[Begin SUPPLIED DATA]
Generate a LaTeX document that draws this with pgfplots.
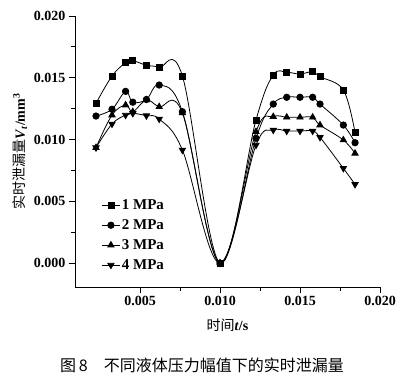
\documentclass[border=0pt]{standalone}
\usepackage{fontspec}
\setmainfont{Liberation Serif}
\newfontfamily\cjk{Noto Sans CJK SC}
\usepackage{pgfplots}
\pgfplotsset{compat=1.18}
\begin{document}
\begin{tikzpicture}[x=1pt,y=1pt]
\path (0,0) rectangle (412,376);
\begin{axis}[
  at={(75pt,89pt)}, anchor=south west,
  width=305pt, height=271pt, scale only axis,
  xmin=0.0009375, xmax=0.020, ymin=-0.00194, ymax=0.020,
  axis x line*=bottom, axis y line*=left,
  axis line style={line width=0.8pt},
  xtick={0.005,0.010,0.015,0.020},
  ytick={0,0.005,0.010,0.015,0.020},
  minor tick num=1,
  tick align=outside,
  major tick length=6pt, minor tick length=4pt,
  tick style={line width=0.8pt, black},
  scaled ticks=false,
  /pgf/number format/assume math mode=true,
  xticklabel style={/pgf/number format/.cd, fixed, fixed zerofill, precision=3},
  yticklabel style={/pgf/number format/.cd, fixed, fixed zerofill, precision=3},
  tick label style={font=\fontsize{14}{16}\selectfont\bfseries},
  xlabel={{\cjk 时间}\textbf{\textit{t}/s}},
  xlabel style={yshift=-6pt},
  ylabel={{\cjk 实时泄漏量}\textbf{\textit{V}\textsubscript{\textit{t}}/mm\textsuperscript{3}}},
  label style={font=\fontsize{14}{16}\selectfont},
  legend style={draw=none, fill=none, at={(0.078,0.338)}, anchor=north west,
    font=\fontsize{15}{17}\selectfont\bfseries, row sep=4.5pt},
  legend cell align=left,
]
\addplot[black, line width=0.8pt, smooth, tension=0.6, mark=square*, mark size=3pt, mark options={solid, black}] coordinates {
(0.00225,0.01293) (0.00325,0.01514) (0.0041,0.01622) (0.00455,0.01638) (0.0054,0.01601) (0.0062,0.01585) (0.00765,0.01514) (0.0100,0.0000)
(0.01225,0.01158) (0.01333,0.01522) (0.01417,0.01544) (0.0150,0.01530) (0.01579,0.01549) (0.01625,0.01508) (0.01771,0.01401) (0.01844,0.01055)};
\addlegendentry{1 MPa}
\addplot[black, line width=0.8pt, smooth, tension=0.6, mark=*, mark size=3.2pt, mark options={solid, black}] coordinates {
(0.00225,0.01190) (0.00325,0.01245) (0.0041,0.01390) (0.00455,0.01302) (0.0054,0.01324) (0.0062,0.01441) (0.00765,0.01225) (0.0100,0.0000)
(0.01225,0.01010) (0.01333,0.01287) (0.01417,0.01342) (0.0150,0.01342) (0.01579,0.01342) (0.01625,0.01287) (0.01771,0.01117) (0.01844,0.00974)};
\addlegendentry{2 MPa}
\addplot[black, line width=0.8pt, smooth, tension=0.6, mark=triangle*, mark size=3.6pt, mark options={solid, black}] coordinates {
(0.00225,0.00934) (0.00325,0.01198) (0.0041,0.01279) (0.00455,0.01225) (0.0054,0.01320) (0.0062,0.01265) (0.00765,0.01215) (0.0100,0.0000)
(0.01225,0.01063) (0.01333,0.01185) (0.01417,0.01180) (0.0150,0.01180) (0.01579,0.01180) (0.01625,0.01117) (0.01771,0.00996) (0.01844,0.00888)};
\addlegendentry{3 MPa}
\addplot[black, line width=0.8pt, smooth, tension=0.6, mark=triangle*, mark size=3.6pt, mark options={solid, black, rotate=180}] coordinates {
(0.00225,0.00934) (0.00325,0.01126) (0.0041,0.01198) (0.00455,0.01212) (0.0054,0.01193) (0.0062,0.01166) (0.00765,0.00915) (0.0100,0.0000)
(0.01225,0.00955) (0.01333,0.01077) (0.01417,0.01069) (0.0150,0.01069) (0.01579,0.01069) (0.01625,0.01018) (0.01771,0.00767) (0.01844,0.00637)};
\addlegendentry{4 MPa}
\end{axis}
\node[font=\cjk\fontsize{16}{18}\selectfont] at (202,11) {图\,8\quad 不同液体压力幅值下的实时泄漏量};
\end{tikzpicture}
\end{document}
[End SUPPLIED DATA]
[REQUEST]
Copy the data word for word. Pictures do not go in the copy.

[REPLY TO THE EXERCISE]
Generate a LaTeX document that draws this with pgfplots.
\documentclass[border=0pt]{standalone}
\usepackage{fontspec}
\setmainfont{Liberation Serif}
\newfontfamily\cjk{Noto Sans CJK SC}
\usepackage{pgfplots}
\pgfplotsset{compat=1.18}
\begin{document}
\begin{tikzpicture}[x=1pt,y=1pt]
\path (0,0) rectangle (412,376);
\begin{axis}[
  at={(75pt,89pt)}, anchor=south west,
  width=305pt, height=271pt, scale only axis,
  xmin=0.0009375, xmax=0.020, ymin=-0.00194, ymax=0.020,
  axis x line*=bottom, axis y line*=left,
  axis line style={line width=0.8pt},
  xtick={0.005,0.010,0.015,0.020},
  ytick={0,0.005,0.010,0.015,0.020},
  minor tick num=1,
  tick align=outside,
  major tick length=6pt, minor tick length=4pt,
  tick style={line width=0.8pt, black},
  scaled ticks=false,
  /pgf/number format/assume math mode=true,
  xticklabel style={/pgf/number format/.cd, fixed, fixed zerofill, precision=3},
  yticklabel style={/pgf/number format/.cd, fixed, fixed zerofill, precision=3},
  tick label style={font=\fontsize{14}{16}\selectfont\bfseries},
  xlabel={{\cjk 时间}\textbf{\textit{t}/s}},
  xlabel style={yshift=-6pt},
  ylabel={{\cjk 实时泄漏量}\textbf{\textit{V}\textsubscript{\textit{t}}/mm\textsuperscript{3}}},
  label style={font=\fontsize{14}{16}\selectfont},
  legend style={draw=none, fill=none, at={(0.078,0.338)}, anchor=north west,
    font=\fontsize{15}{17}\selectfont\bfseries, row sep=4.5pt},
  legend cell align=left,
]
\addplot[black, line width=0.8pt, smooth, tension=0.6, mark=square*, mark size=3pt, mark options={solid, black}] coordinates {
(0.00225,0.01293) (0.00325,0.01514) (0.0041,0.01622) (0.00455,0.01638) (0.0054,0.01601) (0.0062,0.01585) (0.00765,0.01514) (0.0100,0.0000)
(0.01225,0.01158) (0.01333,0.01522) (0.01417,0.01544) (0.0150,0.01530) (0.01579,0.01549) (0.01625,0.01508) (0.01771,0.01401) (0.01844,0.01055)};
\addlegendentry{1 MPa}
\addplot[black, line width=0.8pt, smooth, tension=0.6, mark=*, mark size=3.2pt, mark options={solid, black}] coordinates {
(0.00225,0.01190) (0.00325,0.01245) (0.0041,0.01390) (0.00455,0.01302) (0.0054,0.01324) (0.0062,0.01441) (0.00765,0.01225) (0.0100,0.0000)
(0.01225,0.01010) (0.01333,0.01287) (0.01417,0.01342) (0.0150,0.01342) (0.01579,0.01342) (0.01625,0.01287) (0.01771,0.01117) (0.01844,0.00974)};
\addlegendentry{2 MPa}
\addplot[black, line width=0.8pt, smooth, tension=0.6, mark=triangle*, mark size=3.6pt, mark options={solid, black}] coordinates {
(0.00225,0.00934) (0.00325,0.01198) (0.0041,0.01279) (0.00455,0.01225) (0.0054,0.01320) (0.0062,0.01265) (0.00765,0.01215) (0.0100,0.0000)
(0.01225,0.01063) (0.01333,0.01185) (0.01417,0.01180) (0.0150,0.01180) (0.01579,0.01180) (0.01625,0.01117) (0.01771,0.00996) (0.01844,0.00888)};
\addlegendentry{3 MPa}
\addplot[black, line width=0.8pt, smooth, tension=0.6, mark=triangle*, mark size=3.6pt, mark options={solid, black, rotate=180}] coordinates {
(0.00225,0.00934) (0.00325,0.01126) (0.0041,0.01198) (0.00455,0.01212) (0.0054,0.01193) (0.0062,0.01166) (0.00765,0.00915) (0.0100,0.0000)
(0.01225,0.00955) (0.01333,0.01077) (0.01417,0.01069) (0.0150,0.01069) (0.01579,0.01069) (0.01625,0.01018) (0.01771,0.00767) (0.01844,0.00637)};
\addlegendentry{4 MPa}
\end{axis}
\node[font=\cjk\fontsize{16}{18}\selectfont] at (202,11) {图\,8\quad 不同液体压力幅值下的实时泄漏量};
\end{tikzpicture}
\end{document}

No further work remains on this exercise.